The Rebels Strike Back–And Shoot Off Their Feet

There’s an interesting article in Wired about an attempt to stop RIAA and Company from seeing what P2Pers are stealing.

This program is simply a modified spam filter. It blocks IP addresses.

This might work very well against anybody who keeps probing or sending from a static IP address.

But who is going to be so stupid as to do that, especially after they’ve been put on notice that such a program exists?

If I were the RIAA and Company, I would love this program, and I’ll tell you why.

All I’d have to do is sign up for a number of accounts from the most popular ISPs.

If you have a broadband connection, in all likelihood, you don’t get a static IP address. You get a dynamic IP address. That means you get a different one every time you connect.

So if I want to poke around or send lots of IMs, I can do my poking around, and after I’m done, I just refresh my IP connection and get a new IP.

Let’s presume this software picks up on what I’ve done, and adds the address to the blocked list. Fine by me, I’m not there anymore. Not so fine for a P2Per who later gets the IP address I had been using to do my dirty work.

If I do it long enough and often enough, I can probably get most of the IP addresses the ISP has to offer blocked, so all those leeching munchkins will get blocked out by the providers.

Great! Let the thieves do my work for me!

Could this program be configured to block out ranges of IP numbers? Hell, that’s even better, saves me a whole lot of time and effort.

Dumb, dumb, dumb.

The article goes on to talk about P2P going to “collaborative reputation systems” where users get rated on their usefulness.

For instance, leeches could be blocked out. If I’m RIAA and Company, oh please, pretty please, do that. That kills 70% of my problem. I have no problem with providing uploads when I’m up, I’ll just provide legal uploads. What are they going to do about that, toss out anybody who doesn’t provide illegal ones?

It might temper my IMing, but that’s hardly necessary. I don’t need to send a ton of IMs to get the evidence I need. For that matter, I don’t need to download a lot of files, either, just a list and a few representative examples.

I could have some fun with it, though. Remember, I have a lot of machines available, I can just grab a few files each from a number of machines.

So maybe I grab a hundred files from twenty machines, five each. What’s the software going to reduce, reduce the number of allowable downloads per site to four or less? Then I can go to three, two, and finally one.

More critically, collaborative reputation systems need a tracking system. Those P2Ping will have to lose at least some degree of anonymity for such a system to work. P2Pers aren’t going to like that.

Secondly, tracking information needs to be stored someplace. If it happens to be on your machine, that ought to be good for copyright infringement charges based on somebody else’s downloading.


So if I’m RIAA and Company, bring it on!!

P.S. This is just stuff off the top of my head. Imagine what people paid to think about this eight hours a day might come up with.

Seriously, Folks

You cannot run an anonymous P2P public network that can keep the RIAA and Company out.
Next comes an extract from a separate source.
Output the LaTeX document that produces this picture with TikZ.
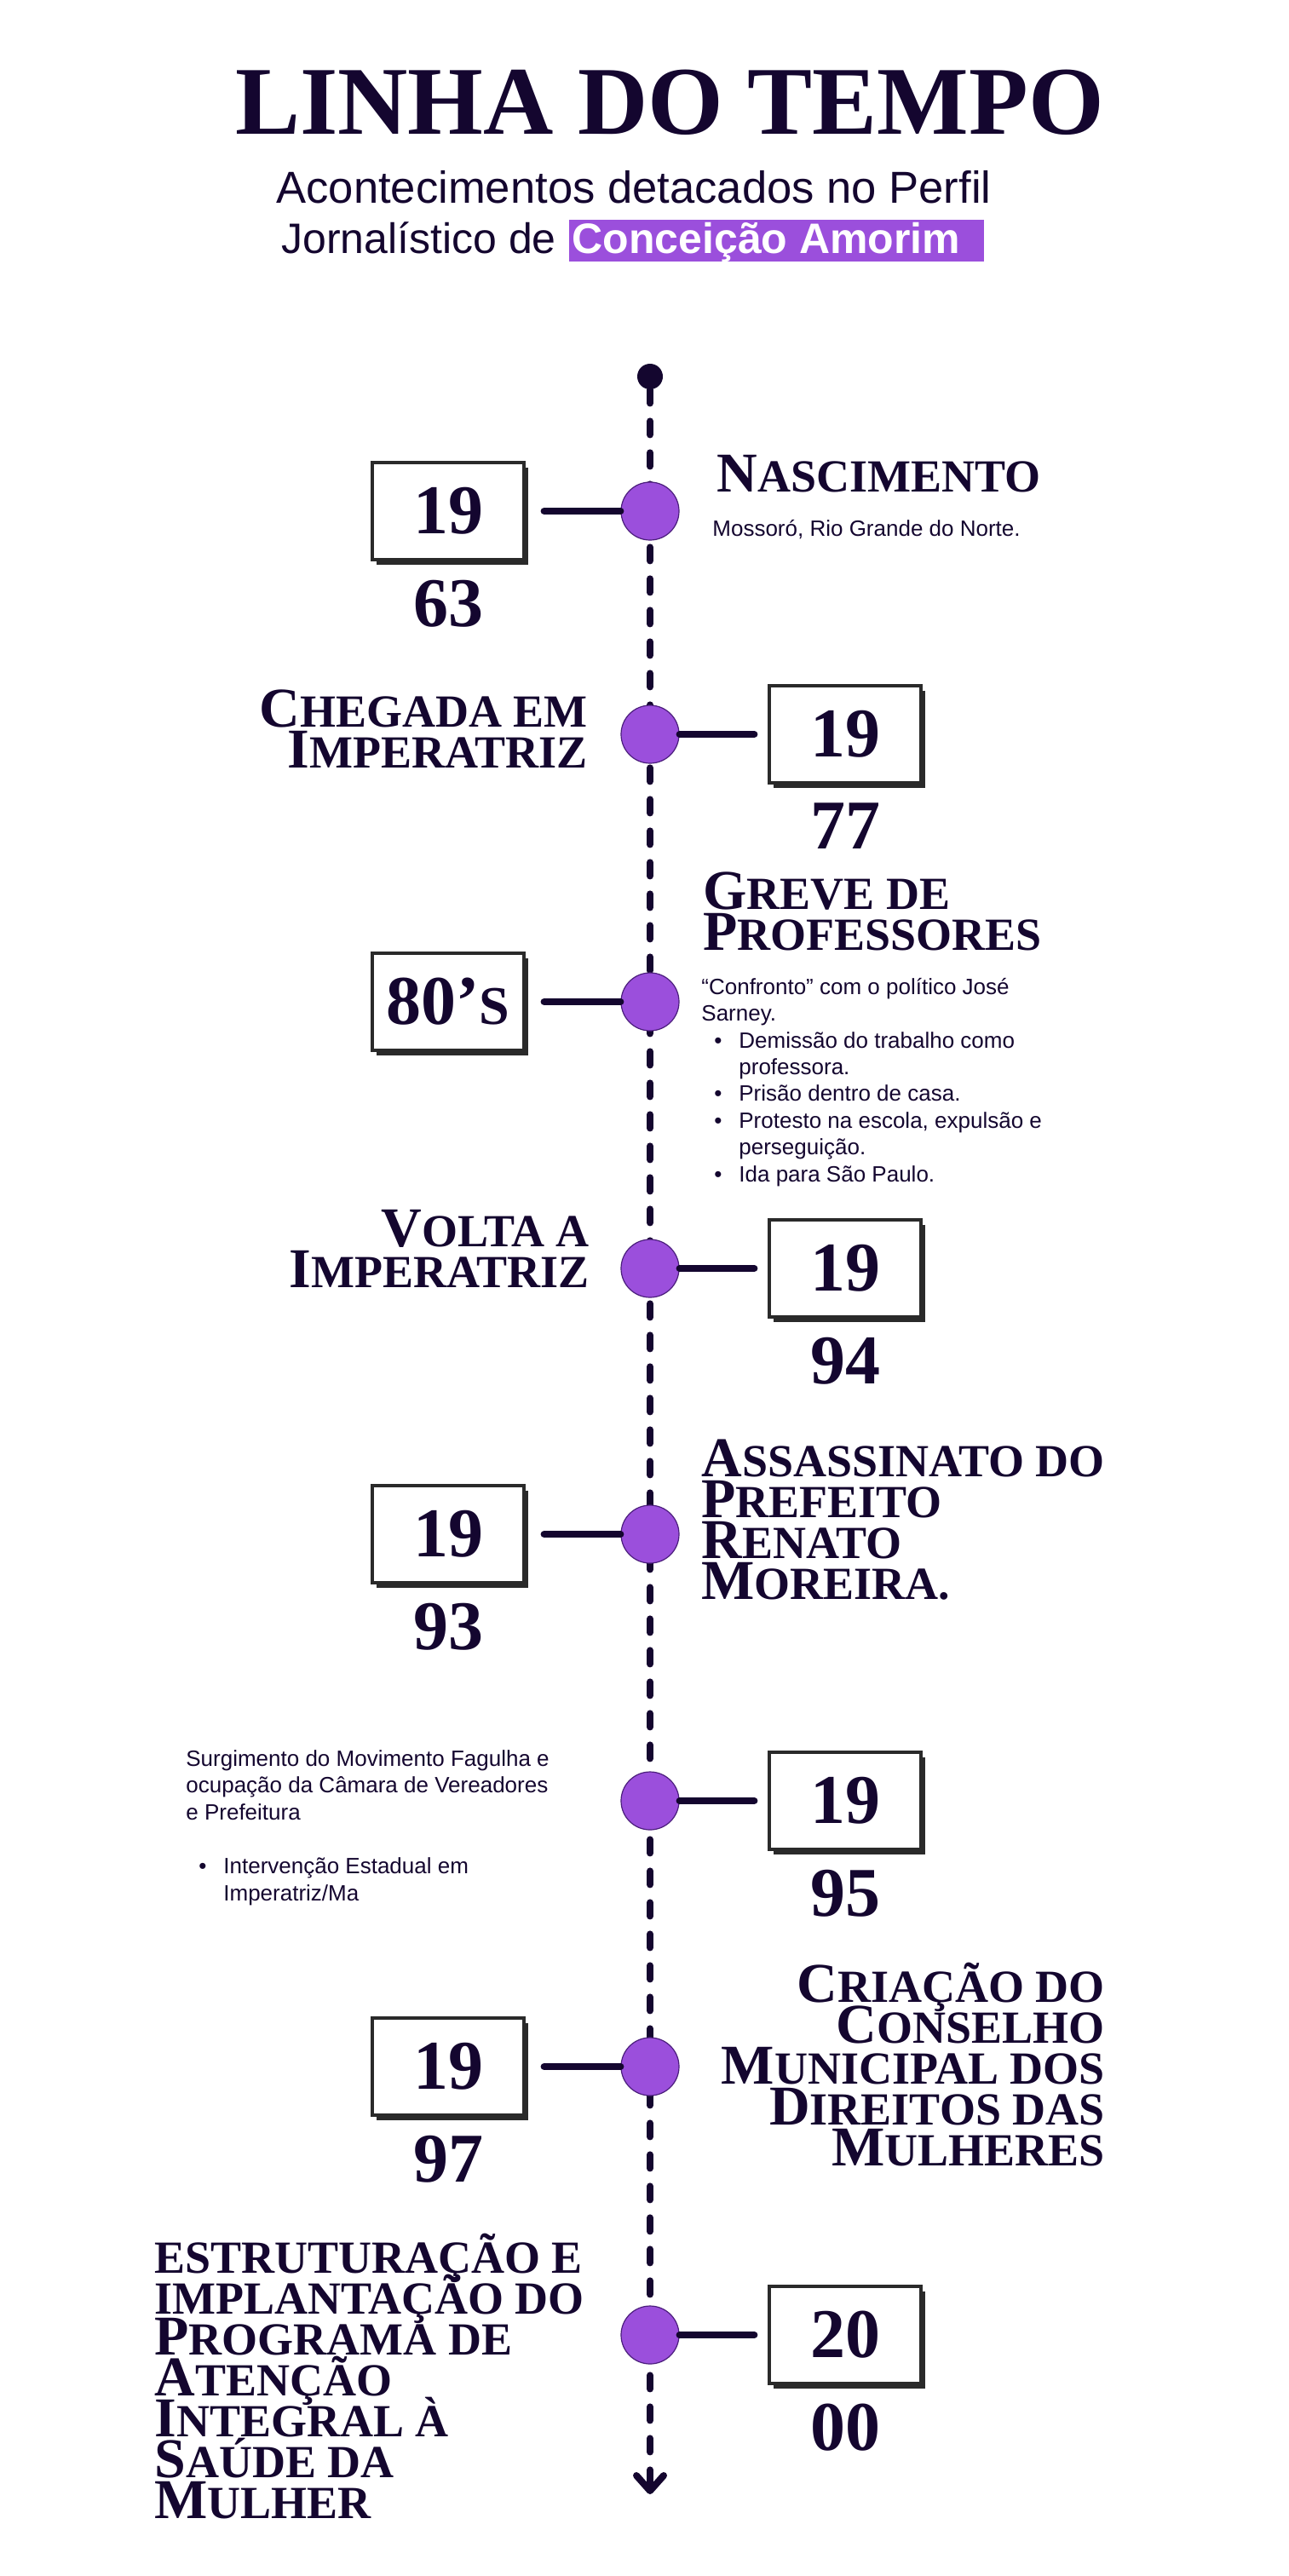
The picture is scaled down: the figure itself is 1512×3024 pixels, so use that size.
\documentclass[tikz,border=0pt]{standalone}
\usepackage{fontspec}
\setmainfont{Liberation Serif}
\setsansfont{Liberation Sans}
\usetikzlibrary{positioning,arrows.meta,shadows}

\definecolor{ink}{HTML}{14062F}
\definecolor{lilac}{HTML}{9B4FDC}
\definecolor{lilacdark}{HTML}{4B1E7C}
\definecolor{boxline}{HTML}{2A2A2A}

\newcommand\headfont{\bfseries\fontsize{33}{24}\selectfont\lineskiplimit=-40pt\relax}
\newcommand\capsm[1]{{\fontsize{27}{24}\selectfont #1}}
\newcommand\yrsm[1]{{\fontsize{32}{32}\selectfont #1}}
\newcommand\itm{\makebox[22pt][r]{\textbullet\hspace{10pt}}}
\newcommand\cnt{\hspace*{22pt}}

\begin{document}
\begin{tikzpicture}[x=.5pt,y=-.5pt,
    heading/.style={inner sep=0pt,text=ink,font=\headfont},
    note/.style={inner sep=0pt,text=ink,align=left,font=\sffamily\fontsize{13}{15.7}\selectfont},
    dot/.style={circle,minimum size=34pt,inner sep=0pt,fill=lilac,draw=lilacdark,line width=.6pt},
    year/.style={draw=boxline,line width=1.6pt,fill=white,minimum width=89pt,minimum height=57pt,inner sep=0pt,
      text=ink,font=\bfseries\fontsize{41}{41}\selectfont,
      general shadow={fill=boxline,shadow xshift=2.5pt,shadow yshift=-3pt}},
    yeartail/.style={inner sep=0pt,text=ink,font=\bfseries\fontsize{41}{41}\selectfont},
    stem/.style={line width=4pt,ink,line cap=round},
    spine/.style={line width=4pt,ink,line cap=round,dash pattern=on 8pt off 10.5pt}]

\useasboundingbox[fill=white] (0,0) rectangle (1512,3024);

\node[inner sep=0pt,text=ink,font=\bfseries\fontsize{57}{57}\selectfont] (title) at (786,120) {LINHA DO TEMPO};
\node[anchor=base west,inner sep=0pt,text=ink,font=\sffamily\fontsize{26.3}{30}\selectfont] (sub1) at (324,238) {Acontecimentos detacados no Perfil};
\node[anchor=base west,inner sep=0pt,text=ink,font=\sffamily\fontsize{25}{30}\selectfont] (sub2) at (330,297) {Jornalístico de};
\node[anchor=base west,fill=lilac,text=white,font=\sffamily\bfseries\fontsize{25}{30}\selectfont,
      inner xsep=2pt,inner ysep=0pt,text height=19.5pt,text depth=5pt] (name) at ([xshift=7pt]sub2.base east) {Conceição Amorim\rule{12pt}{0pt}};

\node[circle,fill=ink,minimum size=15pt,inner sep=0pt] (top) at (763,442) {};
\coordinate (bottom) at (763,2928);
\draw[spine,-{Straight Barb[length=9pt,width=16pt,round]}] (top) -- (bottom);

\node[dot] (e1) at (763,600) {};
\node[year] (y1) at (526,600) {19};
\node[yeartail,below=11pt of y1] (t1) {63};
\draw[stem,shorten <=11pt] (y1) -- (e1);
\node[heading,anchor=base west] (h1) at (841,577) {N\capsm{ASCIMENTO}};
\node[note,anchor=base west] (n1) at (836,629) {Mossoró, Rio Grande do Norte.};

\node[dot] (e2) at (763,862) {};
\node[year] (y2) at (992,862) {19};
\node[yeartail,below=11pt of y2] (t2) {77};
\draw[stem,shorten >=8pt] (e2) -- (y2);
\node[heading,anchor=base east,align=right] (h2) at (690,901) {C\capsm{HEGADA EM}\\I\capsm{MPERATRIZ}};

\node[dot] (e3) at (763,1176) {};
\node[year] (y3) at (526,1176) {80’\yrsm{S}};
\draw[stem,shorten <=11pt] (y3) -- (e3);
\node[heading,anchor=base west,align=left] (h3) at (825,1115) {G\capsm{REVE DE}\\P\capsm{ROFESSORES}};
\node[note,anchor=base west] (n3) at (823,1387) {“Confronto” com o político José\\
  Sarney.\\
  \itm Demissão do trabalho como\\
  \cnt professora.\\
  \itm Prisão dentro de casa.\\
  \itm Protesto na escola, expulsão e\\
  \cnt perseguição.\\
  \itm Ida para São Paulo.};

\node[dot] (e4) at (763,1489) {};
\node[year] (y4) at (992,1489) {19};
\node[yeartail,below=11pt of y4] (t4) {94};
\draw[stem,shorten >=8pt] (e4) -- (y4);
\node[heading,anchor=base east,align=right] (h4) at (692,1511) {V\capsm{OLTA A}\\I\capsm{MPERATRIZ}};

\node[dot] (e5) at (763,1801) {};
\node[year] (y5) at (526,1801) {19};
\node[yeartail,below=11pt of y5] (t5) {93};
\draw[stem,shorten <=11pt] (y5) -- (e5);
\node[heading,anchor=base west,align=left] (h5) at (823,1877) {A\capsm{SSASSINATO DO}\\P\capsm{REFEITO}\\R\capsm{ENATO}\\M\capsm{OREIRA.}};

\node[dot] (e6) at (763,2114) {};
\node[year] (y6) at (992,2114) {19};
\node[yeartail,below=11pt of y6] (t6) {95};
\draw[stem,shorten >=8pt] (e6) -- (y6);
\node[note,anchor=base west] (n6) at (218,2231) {Surgimento do Movimento Fagulha e\\
  ocupação da Câmara de Vereadores\\
  e Prefeitura\\[16pt]
  \itm Intervenção Estadual em\\
  \cnt Imperatriz/Ma};

\node[dot] (e7) at (763,2426) {};
\node[year] (y7) at (526,2426) {19};
\node[yeartail,below=11pt of y7] (t7) {97};
\draw[stem,shorten <=11pt] (y7) -- (e7);
\node[heading,anchor=base east,align=right] (h7) at (1297,2542) {C\capsm{RIAÇÃO DO}\\C\capsm{ONSELHO}\\M\capsm{UNICIPAL DOS}\\D\capsm{IREITOS DAS}\\M\capsm{ULHERES}};

\node[dot] (e8) at (763,2741) {};
\node[year] (y8) at (992,2741) {20};
\node[yeartail,below=11pt of y8] (t8) {00};
\draw[stem,shorten >=8pt] (e8) -- (y8);
\node[heading,anchor=base west,align=left] (h8) at (181,2956) {\capsm{ESTRUTURAÇÃO E}\\\capsm{IMPLANTAÇÃO DO}\\P\capsm{ROGRAMA DE}\\A\capsm{TENÇÃO}\\I\capsm{NTEGRAL À}\\S\capsm{AÚDE DA}\\M\capsm{ULHER}};
\end{tikzpicture}
\end{document}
On the Internet, no one knows you’re RIAA. All that can be done is to make them change their tactics a little, and as the article shows, the cure can often be worse than the disease.
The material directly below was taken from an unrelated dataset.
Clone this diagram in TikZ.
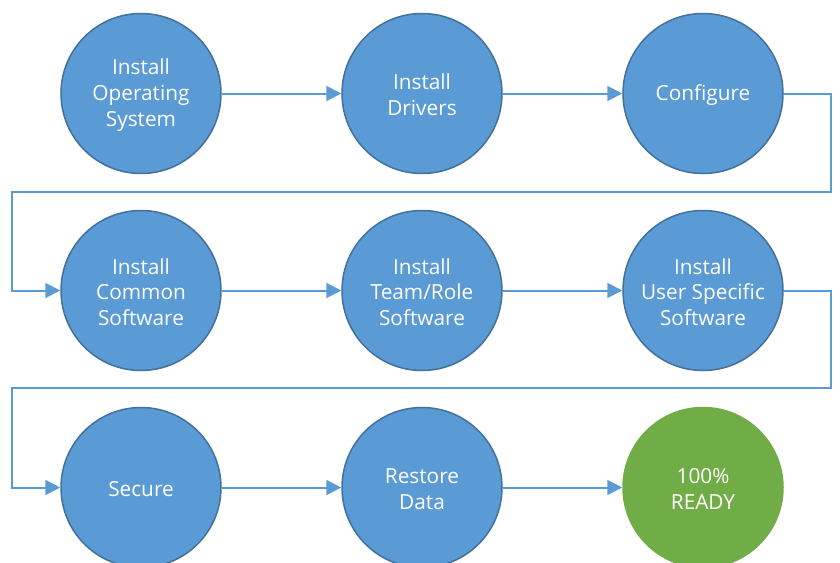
\documentclass[tikz,border=0pt]{standalone}
\usepackage{fontspec}
\setmainfont{Open Sans}
\usetikzlibrary{arrows.meta}
\definecolor{stepblue}{HTML}{5B9BD5}
\definecolor{stepedge}{HTML}{41719C}
\definecolor{readygreen}{HTML}{70AD47}
\begin{document}
\begin{tikzpicture}[x=1pt,y=-1pt,
  stepnode/.style={circle,minimum size=160pt,inner sep=0pt,fill=stepblue,draw=stepedge,line width=1.5pt},
  readynode/.style={stepnode,fill=readygreen,draw=readygreen},
  steptext/.style={text=white,align=center,inner sep=0pt,font=\fontsize{20.8}{25.8}\selectfont},
  flow/.style={draw=stepblue,line width=2pt,-{Triangle[length=15pt,width=15pt]}}]
\useasboundingbox (0,0) rectangle (840,562);
\node[stepnode] (n1) at (141,93.5) {};
\node[stepnode] (n2) at (422,93.5) {};
\node[stepnode] (n3) at (703,93.5) {};
\node[stepnode] (n4) at (141,290.5) {};
\node[stepnode] (n5) at (422,290.5) {};
\node[stepnode] (n6) at (703,290.5) {};
\node[stepnode] (n7) at (141,487.5) {};
\node[stepnode] (n8) at (422,487.5) {};
\node[readynode] (n9) at (703,487.5) {};
\node[steptext] (t1) at ([yshift=-1.5pt]n1.center) {Install\\Operating\\System};
\node[steptext] (t2) at ([yshift=-1.5pt]n2.center) {Install\\Drivers};
\node[steptext] (t3) at ([yshift=-1.5pt]n3.center) {Configure};
\node[steptext] (t4) at ([yshift=-1.5pt]n4.center) {Install\\Common\\Software};
\node[steptext] (t5) at ([yshift=-1.5pt]n5.center) {Install\\Team/Role\\Software};
\node[steptext] (t6) at ([yshift=-1.5pt]n6.center) {Install\\User Specific\\Software};
\node[steptext] (t7) at ([yshift=-1.5pt]n7.center) {Secure};
\node[steptext] (t8) at ([yshift=-1.5pt]n8.center) {Restore\\Data};
\node[steptext] (t9) at ([yshift=-1.5pt]n9.center) {100\%\\READY};
\draw[flow] (n1) -- (n2);
\draw[flow] (n2) -- (n3);
\draw[flow] (n3.east) -- ++(47,0) |- (12,192) |- (n4.west);
\draw[flow] (n4) -- (n5);
\draw[flow] (n5) -- (n6);
\draw[flow] (n6.east) -- ++(47,0) |- (12,388) |- (n7.west);
\draw[flow] (n7) -- (n8);
\draw[flow] (n8) -- (n9);
\end{tikzpicture}
\end{document}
The Wired article quotes a peer-to-peer developer:

“Top-level users want this application to keep out connections from outside sources, particularly after the recent judgment that decentralized systems are legal,” said Jorge Gonzalez, founder of Zeropaid, a peer-to-peer developer site. “Users now have to think about defending themselves against attacks from companies coming after users.”
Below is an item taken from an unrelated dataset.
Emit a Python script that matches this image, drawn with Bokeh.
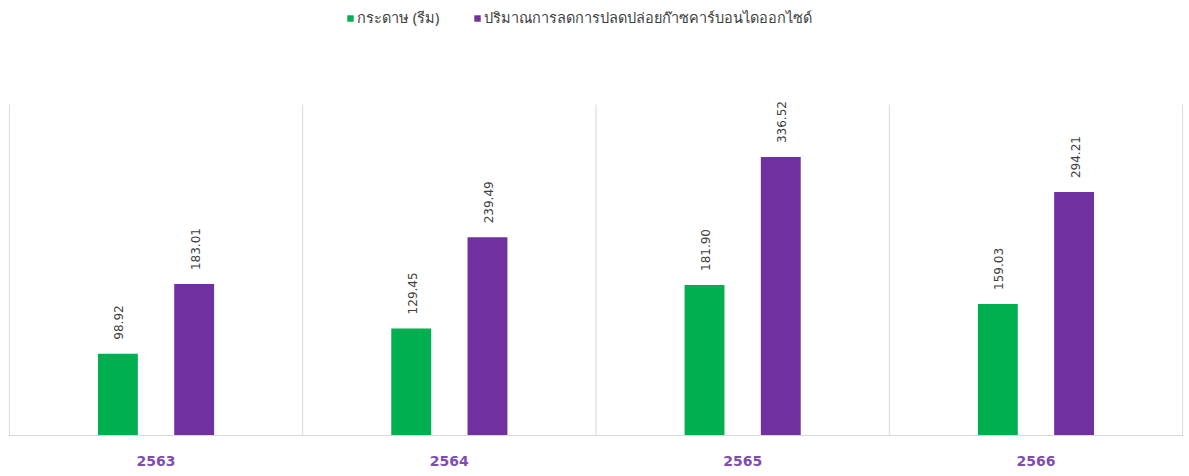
import math
from bokeh.plotting import figure
from bokeh.models import (ColumnDataSource, Range1d, FixedTicker, LabelSet,
                          Legend, LegendItem)
from bokeh.core.properties import value
from bokeh.transform import dodge
from bokeh.embed import file_html
from bokeh.resources import INLINE

years = ["2563", "2564", "2565", "2566"]
paper = [98.92, 129.45, 181.90, 159.03]
co2 = [183.01, 239.49, 336.52, 294.21]
series_names = ["กระดาษ (รีม)", "ปริมาณการลดการปลดปล่อยก๊าซคาร์บอนไดออกไซด์"]
colors = ["#00B050", "#7030A0"]
y_max = 400

n = len(years)
xi = [i + 0.5 for i in range(n)]
src = ColumnDataSource(dict(
    xi=xi, paper=paper, co2=co2,
    paper_lbl=[f"{v:.2f}" for v in paper],
    co2_lbl=[f"{v:.2f}" for v in co2],
))

W, H = 1186, 470
B_LEFT, B_RIGHT, B_BOTTOM = 8, 3, 35
frame_h = H - B_BOTTOM
plot_top_px = 104  # where y_max sits, in px from the top of the canvas
y_end = y_max * frame_h / (frame_h - plot_top_px)

p = figure(width=W, height=H, output_backend="svg", toolbar_location=None,
           x_range=Range1d(-0.003, n + 0.003), y_range=Range1d(0, y_end),
           min_border_left=B_LEFT, min_border_right=B_RIGHT, min_border_top=0,
           min_border_bottom=B_BOTTOM)
p.outline_line_color = None
p.background_fill_color = "white"
p.border_fill_color = "white"
p.grid.grid_line_color = None

# vertical separators between the categories (and at both ends)
bounds = list(range(n + 1))
p.segment(x0=bounds, x1=bounds, y0=[0] * len(bounds), y1=[y_max] * len(bounds),
          line_color="#d9d9d9", line_width=1)

off = 0.13
w = 0.136
r1 = p.vbar(x=dodge("xi", -off, range=p.x_range), top="paper", width=w,
            source=src, fill_color=colors[0], line_color=None)
r2 = p.vbar(x=dodge("xi", off, range=p.x_range), top="co2", width=w,
            source=src, fill_color=colors[1], line_color=None)

for col, lbl, o in (("paper", "paper_lbl", -off), ("co2", "co2_lbl", off)):
    ls = LabelSet(x=dodge("xi", o, range=p.x_range), y=col, text=lbl,
                  source=src, angle=math.pi / 2, text_align="left",
                  text_baseline="middle", y_offset=14, x_offset=1,
                  text_font=value("DejaVu Sans"), text_font_size="12px",
                  text_color="#404040")
    p.add_layout(ls)

p.yaxis.visible = False

p.xaxis.ticker = FixedTicker(ticks=xi)
p.xaxis.major_label_overrides = {x: y for x, y in zip(xi, years)}
p.xaxis.axis_line_color = "#d9d9d9"
p.xaxis.major_tick_line_color = None
p.xaxis.minor_tick_line_color = None
p.xaxis.major_label_text_color = "#7f4cb3"
p.xaxis.major_label_text_font = "DejaVu Sans"
p.xaxis.major_label_text_font_style = "bold"
p.xaxis.major_label_text_font_size = "14px"
p.xaxis.major_label_standoff = 14

legend = Legend(items=[LegendItem(label=series_names[0], renderers=[r1]),
                       LegendItem(label=series_names[1], renderers=[r2])],
                orientation="horizontal", location=(338, frame_h - 29),
                glyph_width=8, glyph_height=8, label_standoff=3, spacing=34,
                label_text_font="Noto Sans", label_text_font_size="14.5px",
                label_text_color="#404040", border_line_color=None,
                background_fill_alpha=0, padding=2, margin=0)
p.add_layout(legend, "center")

open("out.html", "w").write(file_html(p, INLINE))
Can P2P networks be constructed that are much less vulnerable to RIAA and Company intrusion? Sure, but the only way to do that is to turn them into private, nonanonymous networks. (Of course they have to be at least somewhat nonanonymous, how else would you know whether you could trust somebody or not?)

This will make the private participants more secure, but at the cost of blocking most people out. Battening down the hatches achieves RIAA and Company’s purposes as well or better than anything they can do.